There are a number of machine learning (ML) architectures that utilize deep neural networks (DNNs), including AlexNet, VGGNet, GoogLeNet, Inception, ResNet, FCN, and U-Net. These in turn run on frameworks like Berkeley’s Caffe, Google’s TensorFlow, Torch, Microsoft’s Cognitive Toolkit (CNTK), and Apache’s mxnet. Of course, support for these frameworks on specific hardware is required to actually run the ML applications.
Each framework has advantages and disadvantages. For example, Caffe is an easy platform to start with, especially since ones of its popular uses is image recognition. It is also fast and often the first framework supported by hardware. TensorFlow tends to be easier to deploy with simpler model definitions, as well as better support or GPUs. There are also accelerators specifically designed for TensorFlow like Google’s TensorFlow Processing Unit (TPU). It also handles multiple machine configurations better.

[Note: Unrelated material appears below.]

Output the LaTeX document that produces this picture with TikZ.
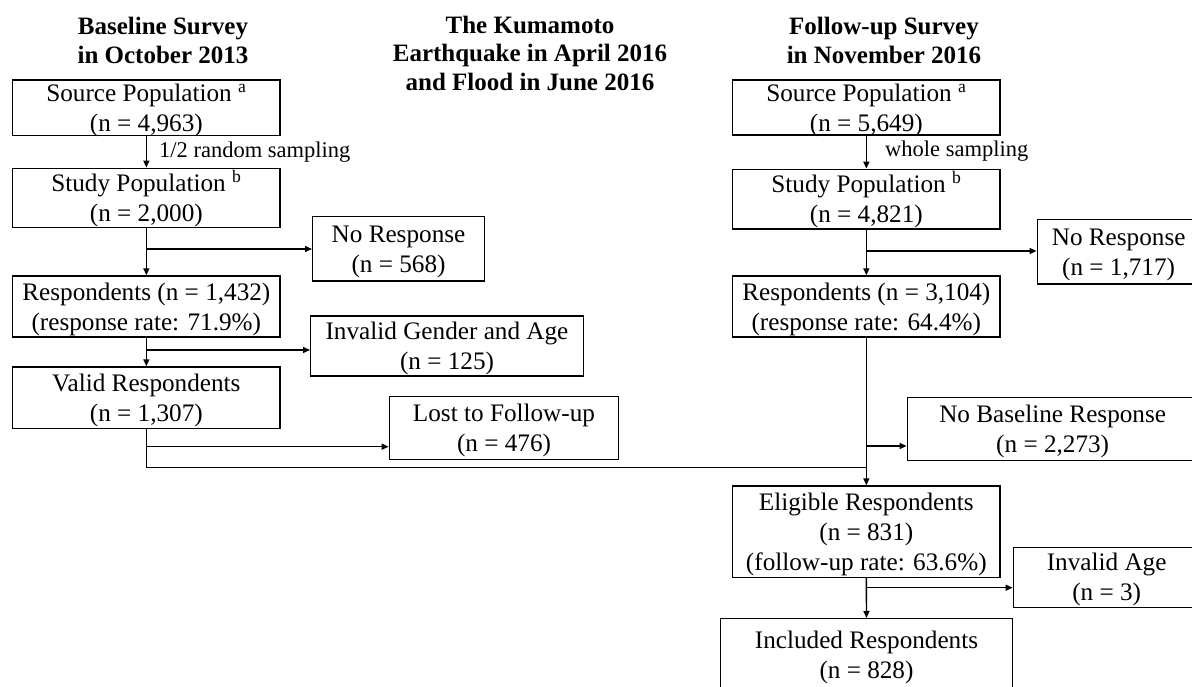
\documentclass[tikz,border=0pt]{standalone}
\usepackage{fontspec}
\setmainfont{Liberation Serif}
\usetikzlibrary{arrows.meta}
\newcommand\btext[1]{\raisebox{-8.8pt}[0pt][0pt]{\begin{tabular}{@{}c@{}}#1\end{tabular}}}
\newcommand\ttext[1]{\begin{tabular}[t]{@{}c@{}}#1\end{tabular}}
\tikzset{
  box/.style={draw, line width=1.4pt, inner sep=0pt, font=\fontsize{25.2}{30}\selectfont},
  lab/.style={inner sep=0pt, font=\fontsize{22.5}{27}\selectfont},
  ttl/.style={inner sep=0pt, font=\fontsize{25}{28.5}\selectfont\bfseries},
  ln/.style={line width=1.4pt},
  arr/.style={line width=1.4pt, -{Triangle[length=7pt,width=6pt]}}
}
\begin{document}
\begin{tikzpicture}[x=1pt,y=-1pt]
\useasboundingbox (0,0) rectangle (1192,687);
\clip (0,0) rectangle (1192,687);
% titles
\node[ttl, anchor=base] (t1) at (163,35) {\ttext{Baseline Survey\\in October 2013}};
\node[ttl, anchor=base] (t2) at (530,33.3) {\ttext{The Kumamoto\\Earthquake in April 2016\\and Flood in June 2016}};
\node[ttl, anchor=base] (t3) at (884,35) {\ttext{Follow-up Survey\\in November 2016}};
% left column
\node[box, minimum width=267.3pt, minimum height=55.7pt] (src1) at (146.35,107.85) {\btext{Source Population \textsuperscript{a}\\(n = 4,963)}};
\node[box, minimum width=267.3pt, minimum height=59.4pt] (stu1) at (146.35,198) {\btext{Study Population \textsuperscript{b}\\(n = 2,000)}};
\node[box, minimum width=267.3pt, minimum height=61pt] (res1) at (146.35,306.5) {\btext{Respondents (n = 1,432)\\(response rate: 71.9\%)}};
\node[box, minimum width=267.3pt, minimum height=61.3pt] (val1) at (146.35,397.6) {\btext{Valid Respondents\\(n = 1,307)}};
\node[box, minimum width=171.6pt, minimum height=64.3pt] (nr1) at (398.5,248.85) {\btext{No Response\\(n = 568)}};
\node[box, minimum width=272.6pt, minimum height=60pt] (inv1) at (447,346) {\btext{Invalid Gender and Age\\(n = 125)}};
\node[box, minimum width=229.4pt, minimum height=62.6pt] (lost) at (504,428) {\btext{Lost to Follow-up\\(n = 476)}};
% right column
\node[box, minimum width=267.3pt, minimum height=55pt] (src2) at (866.35,107.5) {\btext{Source Population \textsuperscript{a}\\(n = 5,649)}};
\node[box, minimum width=267.3pt, minimum height=59.7pt] (stu2) at (866.35,199.15) {\btext{Study Population \textsuperscript{b}\\(n = 4,821)}};
\node[box, minimum width=267.3pt, minimum height=61pt] (res2) at (866.35,306.5) {\btext{Respondents (n = 3,104)\\(response rate: 64.4\%)}};
\node[box, minimum width=267.3pt, minimum height=91.3pt] (eli) at (866.35,531.65) {\btext{Eligible Respondents\\(n = 831)\\(follow-up rate: 63.6\%)}};
\node[box, minimum width=291.6pt, minimum height=73.3pt] (inc) at (866.5,655.35) {\btext{Included Respondents\\(n = 828)}};
\node[box, minimum width=162.7pt, minimum height=64.7pt] (nr2) at (1118.65,251.65) {\btext{No Response\\(n = 1,717)}};
\node[box, minimum width=290.7pt, minimum height=63pt] (nob) at (1052.65,429.2) {\btext{No Baseline Response\\(n = 2,273)}};
\node[box, minimum width=186.7pt, minimum height=60pt] (inva) at (1106.65,577.3) {\btext{Invalid Age\\(n = 3)}};
% labels
\node[lab, anchor=base west] (l1) at (159,158) {1/2 random sampling};
\node[lab, anchor=base west] (l2) at (885,157) {whole sampling};
% branch points
\coordinate (b1) at (146.35,249);
\coordinate (b2) at (146.35,350);
\coordinate (b3) at (146.35,446.7);
\coordinate (b4) at (866.35,251);
\coordinate (b5) at (866.35,446);
\coordinate (b6) at (866.35,587.7);
\coordinate (j1) at (866.35,467.7);
% connectors left
\draw[arr] (src1.south) -- (stu1.north);
\draw[arr] (stu1.south) -- (res1.north);
\draw[arr] (b1) -- (b1 -| nr1.west);
\draw[arr] (res1.south) -- (val1.north);
\draw[arr] (b2) -- (b2 -| inv1.west);
\draw[ln] (val1.south) |- (j1);
\draw[arr] (b3) -- (b3 -| lost.west);
% connectors right
\draw[arr] (src2.south) -- (stu2.north);
\draw[arr] (stu2.south) -- (res2.north);
\draw[arr] (b4) -- (b4 -| nr2.west);
\draw[arr] (res2.south) -- (eli.north);
\draw[arr] (b5) -- (b5 -| nob.west);
\draw[arr] (eli.south) -- (inc.north);
\draw[arr] (b6) -- (b6 -| inva.west);
\end{tikzpicture}
\end{document}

Two platforms that support TensorFlow are NVIDIA’s Jetson TX2 and Intel’s Movidius chips (Fig. 1). Intel’s TensorFlow support for Movidius is new. It addresses the range of Movidius chips that have been used in DJI’s SPARK drone for tracking user gestures visually for real-time control of the system. The Movidius Neural Compute Stick Software Development Kit (SDK) now supports TensorFlow as well as Caffe frameworks.
NVIDIA has also added native support for TensorFlow in its latest TensorRT 3 release. TensorRT 3 is part of the NVIDIA Deep Learning SDK. TensorRT is an inference accelerator for NVIDIA GPUs that provides orders of magnitude of performance improvement for inferencing and supports most common frameworks. (Fig. 2). The SDK actually includes a number of other tools such as the cuDNN deep learning primitives; the cuBLAS GPU -accelerated BLAS linear algebra libraries, and the cuSPARSE sparse matrix operations library.
In addition, NVIDIA’s DeepStream SDK with a C++ API and runtime for GPU-accelerated transcoding and deep learning inference is now available.
The NVIDIA SDK also supports the Multi-GPU Communication through NCCL that is designed to link up to eight GPUs and NCCL2 that enables multi-GPU multi-node configurations for scaling deep learning training. NVIDIA’s SDK supports Caffe, Chainer, DL4J, Keras, Microsoft CNTK, MatConvNet for MATLAB, mxnet, Minerva, Purine, Theano, and Torch. Developers might also want to check out the NVIDIA Deep Learning GPU Training System (DIGITS). DIGITS 6 supports several frameworks, including TensorFlow, and has a pre-trained UNET model.